The Orchard Diary 1

February 27 25

THE ORCHARD DIARY  1st Month

March 9 25

Blog by Lynne Pearl

I just wrote about the hellebores and snowdrops and daffodils last month:

The sun was shining on the conference centre’s garden, the orchard had been asleep since all the apples fell last September.  But in the sunshine there is a sign of life, snowdrops, like little points of light under the mountainside, over there in the garden-orchard. 

This orchard though is part of what must surely have once been a grand farm.  The trees are pollarded so that when the apples ripen they don’t have very far to fall and in fact standing under the branches one just reaches up and there you are, all the apples you could want.  But does anyone eat these apples anymore?

So I am going to keep an account on these trees and their summer and winter.  I’ve never had an orchard before, and although it isn’t strictly speaking mine I see it often, as I go by on the way to something else, a meeting, a piece of work a day of teaching.  So this way I can keep track of growth and change over a year 

Unlike the orchards at Whimple which are forgotten, mostly ignored but not actually neglected this is a living orchard tended to by Fr Frank and Br Terry.  I bet they make sure the grass is cut and the weeds are weeded from underneath their trunks.  Someone is definitely planting flowers at their base and tend them so that there are flowers for every season in this orchard.

At Whimple the orchards were for a purpose for the local people to work there.  They were there to make a famous cider that was renown all over the country.  But something happened, maybe people didn’t want the cider anymore, other drinks became fashionable or foreign apples got cheaper, but times changed and the apples were no longer needed and so they weren’t harvested and cider wasn’t made.  But the trees are still there, I see them almost daily and look at them in the sun and rain, patient every day, gnarled with age and waiting.  Maybe they believe their time will come again when their fruit is needed and loved for its delicacy once again.
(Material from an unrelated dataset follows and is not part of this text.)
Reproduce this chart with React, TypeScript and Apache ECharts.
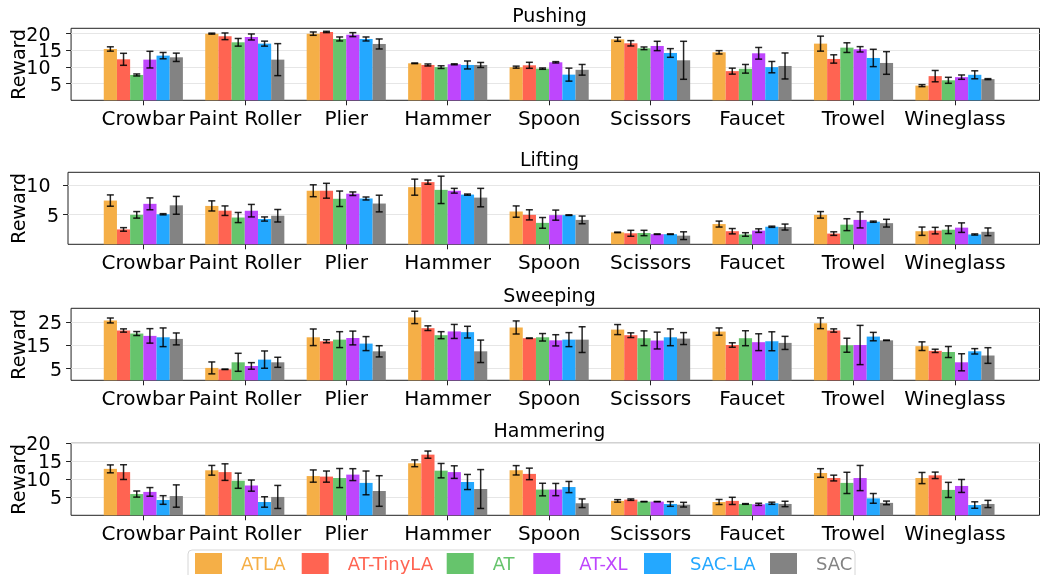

Who knows?  Times change ever, and just when we aren’t expecting or cannot imagine, they change and there you are…

Today there are no leaves on the trees, just the bare grey winter bark.  It is very sunny today, warm even.  The trees are just like sticks, but the banks are warming up.  The far edge of the orchard has a bank falling into the lane outside the orchard where you can walk and a car can just get through.  On that bank all manner of flowers grow, probably because it is the best spot in the garden, daffodils and snowdrops, the first.

The earth is just hard.  The grass isn’t growing, but there also aren’t any weeds.  It’s a small orchard just nine trees laid out equidistant.  But this was probably just right for the original occupants of the manor house.

How old are these trees?  What is the history of this farm, if that is what it was, before it became what it is today, a hospitable place for all comers, seeking rest and quiet.